The World Cup On The Drive
The World Cup has generated a lot of interest in our office, and so I was sure of a response when I offered my place as a gathering point for a group trip to see the game on the Drive. I offered to have coffee ready from 3:30am, and five hardy souls showed up. By 4 o'clock we were on our way, walking through ever thickening crowds towards the cafes.
Lynda and Lenore brave the dark night
Our original plan had been to try to get into the Portuguese Club, which would no doubt be full of cheering Brazilian supporters. But the place was already jammed, the doors closed and hundsreds milling about outside. The police had thoughtfully blocked off this and a couple more blocks, allowing the thousands of early risers to wander the streets. We walked on, to the Abruzzo -- impossible to see --, the Amici -- same story. Crowds everywhere, the smell of beer and matrijuana hanging heavy in the warm air. Walking on, with plans to try the Roma next, we found ourselves outside the Paris Bakery.
The Paris Bakery
The Paris Bakery is a small bakery with a small cafe out front. It is the hangout for the few young Vietnamese in the neighbourhood. I have never seen more than three or four people in there at any one time, and the atmosphere has always reminded me of what I imagine Saigon was like in the 50s after a dispiriting rainstorm. When we passed by, the cafe was full -- maybe thirty people sitting quietly at tables, watching a TV set high above the counter. Outside, only a few people were looking in the windows or the door, so our group of six took up position with great views of the TV. Within moments, our example was followed by dozens of others and the whole area was packed by the time the game was in full swing. I didn't see a German supporter anywhere.
I got a pretty good view!
There was an odd time thing happening: Usually, sporting events take place in the afternoon or evening and the sky getting darker is a feature of the event. Last night, by the time Brazil scored the first goal, dawn was about to break over Vancouver. I am sure that very few if any of the thousands of real and adopted Brazilians took any notice as they ecstatically and noisily celebrated Ronaldo's strike.

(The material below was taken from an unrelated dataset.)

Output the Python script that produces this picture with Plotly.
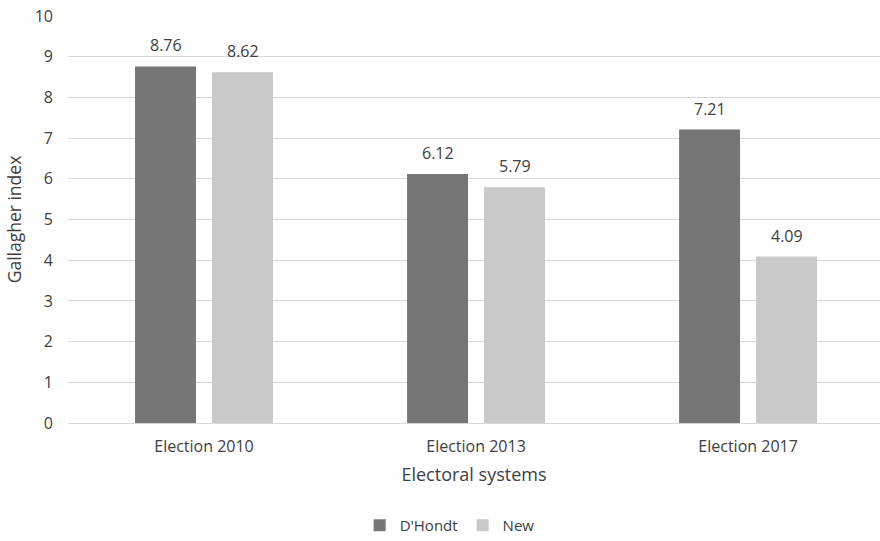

We're on our way to victory!
Technically, I suspect most would agree, the second half of the game was less accomplished than the first. But, as the certainty grew that Brazil was going to win, the emotion behind me and around me and in front of me grew ever louder and more friendly and more excited. Ronaldo's second goal was swiftly followed by the final whistle and Brazil had won the World Cup for an amazing and record-breaking fifth time. It was the cue for a massive party on the Drive.
I have witnessed some good times and great parties on the Drive over the years, but nothing before compared to the sheer numbers and sheer happiness of the crowd this morning. The crowd seemed to gather in the Portuguese Club block and then walked south along Commercial. We walked in the opposite direction, sampling the crowd's atmosphere as it passed around us.Whistles and rockets and horns and drums and cymbals and bells rocked the air. Brasil-la-la! Brasil-la-la! Brasil-las-la! Brazilian flags were everywhere, as was yellow and green. Everyone was Brazilian today.
The ad-hoc parade takes over
Finally we were through it, watching the tail of the parade and the detritus in its wake.
After the parade
It was a great night and one I wouldn't have missed. Soccer is the people's game worldwide, and there is nothing better than watching a great and famous game in the company of thousands of equally enthusiastic people. My friends and I went for an early breakfast and then they dropped me back home.
As host -- and not wanting to oversleep in that role -- I had decided to stay up all night. It is the first all-nighter I have pulled in an impossibly long time. I had kept myself awake watching "East of Eden" and "Rebel Without A Cause" (noticing this time that many in both casts were better in their roles than James Dean in his), with my wife falling asleep around two. At 8 o'clock, gratefully tired, I joined her in bed and slept real late.